To cut down on context-switching and save my time and brainspace, I began turning to interviews conducted by email. I don’t advise this for everyone—especially people early in their career still establishing style, rapport, and relationships—but my Rolodex is extensive and I had faith. I would keep running Google docs with these threads of thoughts and interviews. Sometimes I would start a new doc (eventually I trained my administrative assistant to do this) with a fragment of an idea I might revisit; that also gave me multiple options at a time for the subject of the next column.

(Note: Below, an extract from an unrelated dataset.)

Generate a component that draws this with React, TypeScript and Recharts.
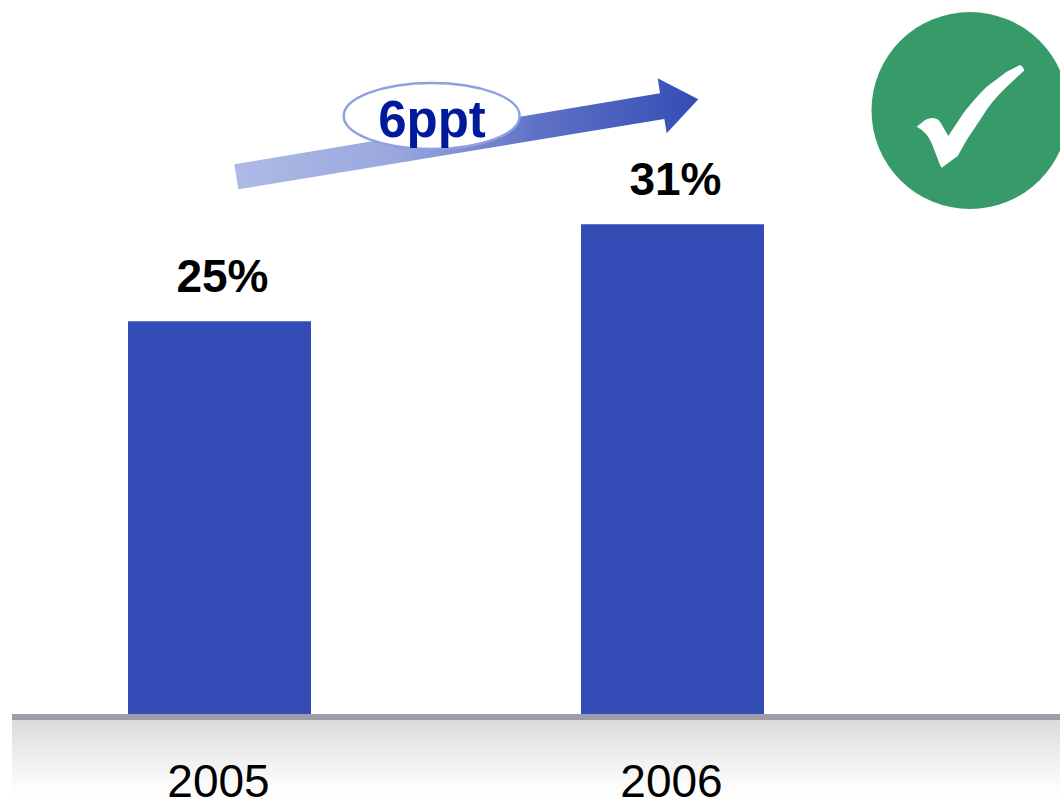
import React from "react";
import { BarChart, Bar, XAxis, YAxis, LabelList } from "recharts";

const years = ["2005", "2006"];
const shares = [24.85, 31];
const rows = years.map((year, i) => ({ year, share: shares[i] }));
const changeLabel = "6ppt";

const FONT = "'Liberation Sans', Arial, sans-serif";
const BLUE = "#344db6";

export default function App() {
  return (
    <div style={{ position: "absolute", left: 0, top: 0, width: 1060, height: 800, overflow: "hidden", background: "#fff" }}>
      <BarChart
        width={1060}
        height={800}
        data={rows}
        margin={{ top: 0, right: 0, bottom: 0, left: 12 }}
        style={{ fontFamily: FONT }}
      >
        <defs>
          <linearGradient id="floor" x1="0" y1="0" x2="0" y2="1">
            <stop offset="0%" stopColor="#dbdbdb" />
            <stop offset="45%" stopColor="#eeeeee" />
            <stop offset="85%" stopColor="#fdfdfd" />
            <stop offset="100%" stopColor="#ffffff" />
          </linearGradient>
          <linearGradient id="arrowFill" gradientUnits="userSpaceOnUse" x1="235" y1="0" x2="698" y2="0">
            <stop offset="0%" stopColor="#aebae6" />
            <stop offset="35%" stopColor="#99a7dd" />
            <stop offset="65%" stopColor="#6072c5" />
            <stop offset="100%" stopColor={BLUE} />
          </linearGradient>
        </defs>
        <rect x={12} y={720} width={1048} height={80} fill="url(#floor)" />
        <XAxis
          dataKey="year"
          scale="point"
          padding={{ left: 207.5, right: 387.5 }}
          height={86}
          tickLine={false}
          axisLine={false}
          interval={0}
          tick={{ fontSize: 46, fill: "#000", fontFamily: FONT, dy: 42, dx: -1 }}
        />
        <YAxis hide domain={[0, 45.19]} />
        <Bar dataKey="share" barSize={183} fill={BLUE} isAnimationActive={false}>
          <LabelList
            dataKey="share"
            position="top"
            offset={29}
            dx={3}
            formatter={(v: number) => `${Math.round(v)}%`}
            style={{ fontSize: 46, fontWeight: 700, fill: "#000", fontFamily: FONT }}
          />
        </Bar>
        <line x1={12} x2={1060} y1={717} y2={717} stroke="#9f9da8" strokeWidth={6} />
        <polygon
          points="234.3,164.3 660,93.3 657.7,78.3 698.3,99.3 666.7,133.3 664.3,119 238.3,189.3"
          fill="url(#arrowFill)"
        />
        <ellipse cx={431.7} cy={116} rx={88} ry={33} fill="#fff" stroke="#8fa0df" strokeWidth={2.5} />
        <text x={432} y={137} textAnchor="middle" fontSize={51} fontWeight={700} fill="#001a9c" fontFamily={FONT}>
          {changeLabel}
        </text>
        <circle cx={970} cy={110.5} r={98.5} fill="#379b69" />
        <path
          d="M916.7 126.7 L925 120 Q935 115.5 940 121.7 L948.3 136 L963.3 113.3 Q975 98 986.7 86.7 L1006.7 71.7 L1020 65 Q1024 67 1024 70.7 L1006.7 86.7 Q990 103 983.3 115 L966.7 140 L957.7 156 L941.7 167.7 L940 165 L931.7 143.3 Q927 132 916.7 126.7 Z"
          fill="#fff"
        />
      </BarChart>
    </div>
  );
}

An unexpected benefit: I began applying the process of being direct and targeted in email to other communications. It cuts down on meetings to get to know someone if you can say: “My schedule is packed, but I want to help/connect. Feel free to tell me what you are looking for.” Most contacts were grateful for this approach, because it spared their calendar, too.
Also on email and focus: I sometimes use the productivity app Boomerang to pause my inbox while working on the column so I don’t have to deal with constant interruptions.
Unexamined work is not worth doing.
Socrates is said to have declared that an unexamined life is not worth living. It is no coincidence that this column is on working, juggling, diversity, equity, and inclusion, the future of capitalism. All of those subjects happen to be what I work on in my day job(s).
Early on, I told my teams that my column is the best way to know what my priorities are and what keeps me up at night. A lot of founders and CEOs do this via threads on X (formerly Twitter) or other social media posts. I get about 1,000 words a week to really dive into a meaty subject and ways that employers and managers and all of us, really, might do better. It’s a privilege, but it’s also a way to align what I say (and write) and what I do. Especially for anyone who manages other people or holds any sort of leadership role, there’s real value in making sure that what you put out on external-facing platforms (LinkedIn, for example) matches what you put out on internal communications (memos, praise for colleagues).
Confidence can truly set you free.
I often tell managers that the ages of 35 to 45 are among the hardest: For most people, that’s the time when you’re no longer the wunderkind, but you’re also not yet fully in charge, and there are often dozens of competing interests pulling at you—direct reports, higher ups, family and financial obligations.
At the same time, this period also sets us up with the skills and practical knowledge we eventually string together. I crossed that threshold while writing this column, and assure you that aging can be a most freeing thing. It’s not that I don’t care what others think (I do), but as I’ve grown older, I’ve developed an awareness of myself—my patterns, how I work, and what’s important to me—that feels really transformative and liberating. Each week, when I sit down to write, I’m reminded of the countless experiences that frame my lens and perspective. It’s a reminder that’s given me the confidence to not necessarily have to turn to an expert to assert an idea—I might be enough. This awareness has also made me more attuned than ever to the ways in which the people around me support my work and push me to improve, from my admin to editors, my family to readers like you.
That may be the most valuable thing I’ve learned from writing this column over the past few years: that when it comes to productivity, cutting down the number of hours worked on something is only part of the equation. Writing this column took me three hours—or 30 years. A vital part of increasing output, efficiency and performance is reflection and understanding—of how you work, how you learn, who helps you to do your best, and all the work you’ve done before to arrive at the work in front of you.